In the case, Dellinger v. Science Applications International Corp., the employee had to complete a security clearance form after a conditional offer of employment.  The form asked the applicant if she had been involved in any non-criminal court actions.  The applicant disclosed she had sued her former employer for wage/hour violations.  The employer then withdrew the offer of employment. As a result, the job applicant sued for retaliation.

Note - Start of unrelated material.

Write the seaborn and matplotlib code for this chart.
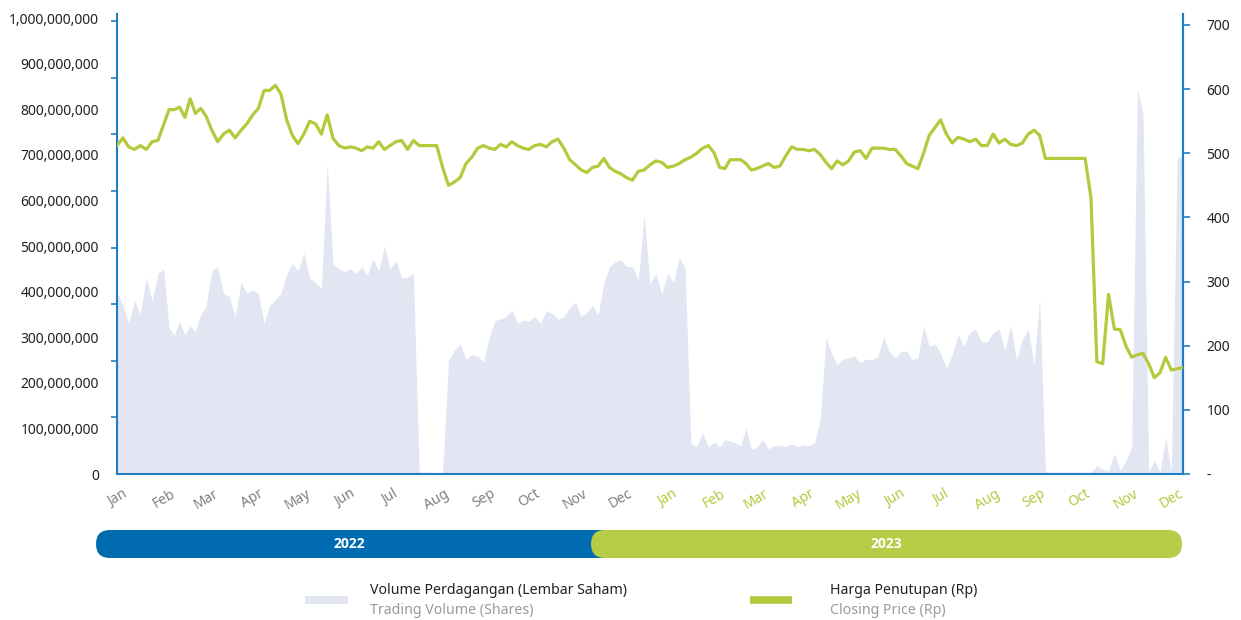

In ruling that the applicant did not have a claim, the Fourth Circuit Court of Appeals (the federal appeals court for appeals from Maryland, North Carolina, South Carolina, Virginia and West Virginia), explained that the anti-retaliation provision of the FLSA applies only to actual employers, not prospective employers.  The Court recognized the compelling argument of the job applicant but still held that extending the law as requested would go beyond the law’s plain language.  An applicant who never began or performed any work could not, by the language of the FLSA, be an ’employee,’ the Court said.

A strong dissent indicated that, in a similar case under Title VII, the U.S. Supreme Court had determined otherwise. 

A few takeaways:

  • An employer should not be quick to change its practice and now ask all applicants if they have sued any former employers for wage/hour violations.  The question is a close one (panel here was split 2-1).  There is little authority from other federal circuits, although two United States District Courts (Colorado and South Carolina) have directly addressed the issue and reached the same conclusion.  Additionally, courts have also consistently held that the FLSA protects “former” employees (as opposed to prospective applicants) from retaliation, which would indicate a willingness to expand retaliation protection outside the immediate employment relationship.  Given this fact and the relatively few applicable court decisions, caution remains a wise approach until this issue is resolved by the U.S. Supreme Court. 
  • For the time being, however, in these jurisdictions (states identified above), this information (i.e., that the applicant has sued a former employer for wage/hour violations) can be used to withdraw a job offer,
    • UNLESS the state law provides protection for withdrawal of a job offer
    • Note that the job applicant did not sue under any such state statute or theory.
  • This case will likely find itself before the Supreme Court.  If so, look for a strong debate about whether the Court, or the Congress, should extend the law as requested by the job applicant.